Until recently, this felt like a place made only for the fourth-graders who came to explore Grandma’s Attic and the pioneer’s cabin. It was called the Student Museum, after all. But now, after a partnership between Seminole County Public Schools and the University of Central Florida, the building that’s always treasured the past is glancing a bit into the future. Sanford’s Student Museum is now called the Public History Center, and plans are moving forward to make this a place where everyone in the community can grab a little of their home’s history.

“It isn’t just for fourth-graders – it’s for everybody,” said Warren Jennison, a volunteer at the Center during the Center’s unveiling on Monday morning, the first day of the 2012-2013 school year. “This is a change that’s so worth it.”

“It’s the community’s center,” said Rosalind Beiler, UCF’s director of public history.

Saving history

It will also preserve a program that’s been in danger time and time again because of budget cuts. The 110-year-old school building, which has been used as an interactive learning facility for Sanford students, is now being run by UCF under a two-year lease — until June 2014 — and will cover operating costs until then. There will be changes to the curriculum, but the Public History Center will continue the very popular fourth-grade field trips and tours, providing cutting edge, hands-on learning.

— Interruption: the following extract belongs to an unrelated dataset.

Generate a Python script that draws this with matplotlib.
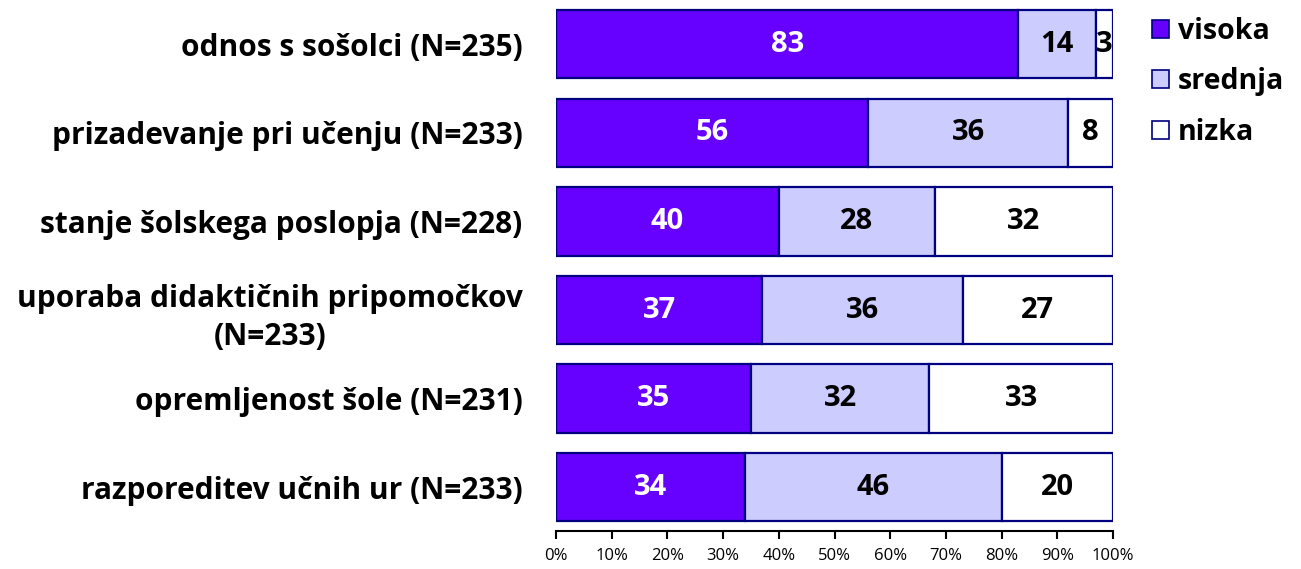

For now, history will be saved, and that’s what’s most important to those passionate about the project.

“History is fundamental to understanding who we are,” Beiler said. “We can’t function without it.”

“I think history is extremely important because it is a bond that can be shared by a community,” said Ashley Wilt, program coordinator for the Center.

Community history

In addition to hands-on student learning, the Center will be a place for the public to join their own history, and there are plans for an oral history studio, workshops and the creation of regional heritage collections. There will be UCF instructors conducting research with their students. There will be open minds and ears to the community’s ideas on what parts of their city’s history needs to be highlighted.

“They’re the ones who know it best,” Wilt said.

“We’re a town that loves our history, values our history,” said Patty Mahany, Sanford city commissioner. “It’s part of what makes a community a community.”

The Public History Center, located at 301 W. 7th Street in Sanford, is now open to the public Monday, Tuesday and Thursday, Friday and Saturday from 9 a.m. to 5 p.m. It will not only continue the popular fourth-grade fieldtrip program, but also include more community-centered activities, for example workshops, gardening programs and open ears to residents’ ideas about history projects.

The Center will host fun programs, including Halloween and Christmas events, and have traveling and new exhibits to keep the historical content fresh so that the community will return again and again.

Doing public history

Not only will it be a place for elementary school students and Sanford residents, but it will also be a learning lab for UCF students. Two classes will be held at the Center and interns will work there, putting what they learn to work as real advocates for the past, actually getting to “do” public history. Beiler said she hopes it will be an example for other schools and centers. They’ll do research, build exhibits and make the Center easier to navigate without a guide.

“How many students can say they actually walked the walk?” said Tina Calderone, chairman of the Seminole County School Board.

While the lease is for two years, everyone involved hopes that the partnership will last much longer than that. They’re forming permanent relationships with community members and have goals that reach further into the future than just 2014.